Thoughts on the readings:

Gary Strang’s article, “Infrastructure as Landscape” (1996), made me wonder whether putting our industrial infrastructure on display would make people rethink their consumption. Do we have a responsibility as designers to reveal infrastructure systems, in a rejection of the problematic norm of “hiding, screening, and cosmetically mitigating infrastructure in order to maintain the image of the untouched natural surroundings of an earlier era” (p. 11)? Would raising awareness to the presence of these systems make us question our dependence on them? I found it interesting to read Michael Hough’s article while still thinking through these questions.
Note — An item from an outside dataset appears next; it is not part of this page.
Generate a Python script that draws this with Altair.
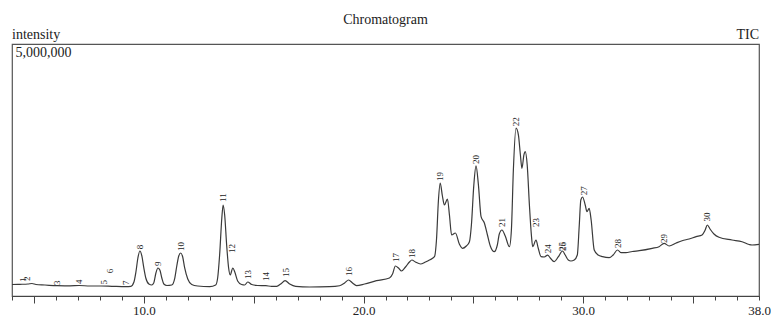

In “Nature as Infrastructure: Strategies for Sustainable Regional Landscapes” (2007), Hough makes the argument that people should be curious about the landscapes they live in, in order to be “better stewards of the land” (p. 56). In a sense, it felt like the strategies and examples Hough was proposing were answering the questions I had after reading Strang’s piece. I found the example of the Emscher Valley in Germany’s Ruhr Valley to be particularly helpful. It made it clear that leaving traces of the past, preserving industrial history, was actually an educational opportunity. Industrial remnants could serve as monuments and the vegetation growing there could be allowed to thrive. It’s as if he was saying to lean into the reality that we live in an industrial era instead of trying to return to some moment of time where the landscape was “natural” and “untouched.” Instead, ecological restoration projects could use what’s already present on site.